In the immediate aftermath of the accident, NASA advisors and others involved in ISS utilization expected there would need to be some adjustment to station research activities because of the reduced crew size. “That is now up for replanning, obviously, because it was dependent on five crew members being on board and what those crew members would do,” said Susan Helms, a former astronaut and current member of the Aerospace Safety Advisory Panel, of ISS research plans during a panel meeting Oct. 11.

However, agency officials say that ISS research is continuing with little change a month after the accident. “We are still meeting record crew time hours. We haven’t needed to readjust the research planning purely associated with the decrease in crew size,” said Tara Ruttley, associate chief scientist for microgravity research in NASA’s Office of the Chief Scientist, during a Nov. 13 briefing at NASA’s Wallops Flight Facility.
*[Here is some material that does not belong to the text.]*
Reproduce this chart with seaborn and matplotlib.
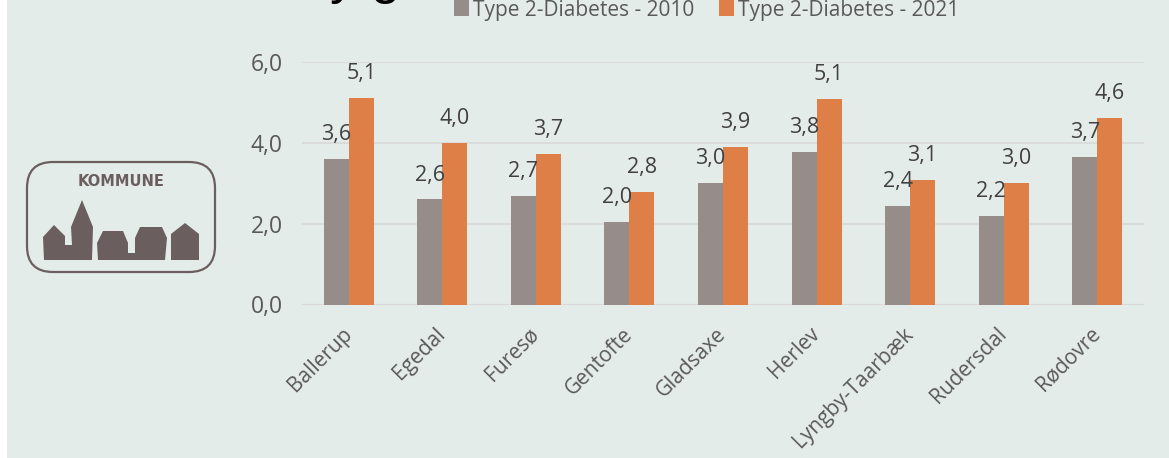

Ruttley said NASA is “meeting the needs” of all the researchers who expected to use the station. “There have been no major impacts,” she said. “The crew is staying busier than ever.”

She added that the reduced crew had not led NASA to change any of the research payloads flying on the Cygnus mission. There are also no plans to change the payloads flying on the next SpaceX Dragon mission to the station, scheduled for launch no earlier than Dec. 4.

By the time of the Dragon launch the station’s crew will be temporarily back to six people with the scheduled Dec. 3 launch of the Soyuz MS-11 spacecraft carrying NASA’s Anne McClain, Roscosmos’ Oleg Kononenko and David Saint-Jacques of the Canadian Space Agency. However, the three people currently on the station — Alexander Gerst of ESA, Serena Auñón-Chancellor of NASA and Sergey Prokopyev of Roscosmos — will return to Earth on the Soyuz MS-09 spacecraft Dec. 20.

The station will remain with a three-person crew from the time of the Soyuz MS-09 departure until the next Soyuz mission is launched to the station, currently expected in April.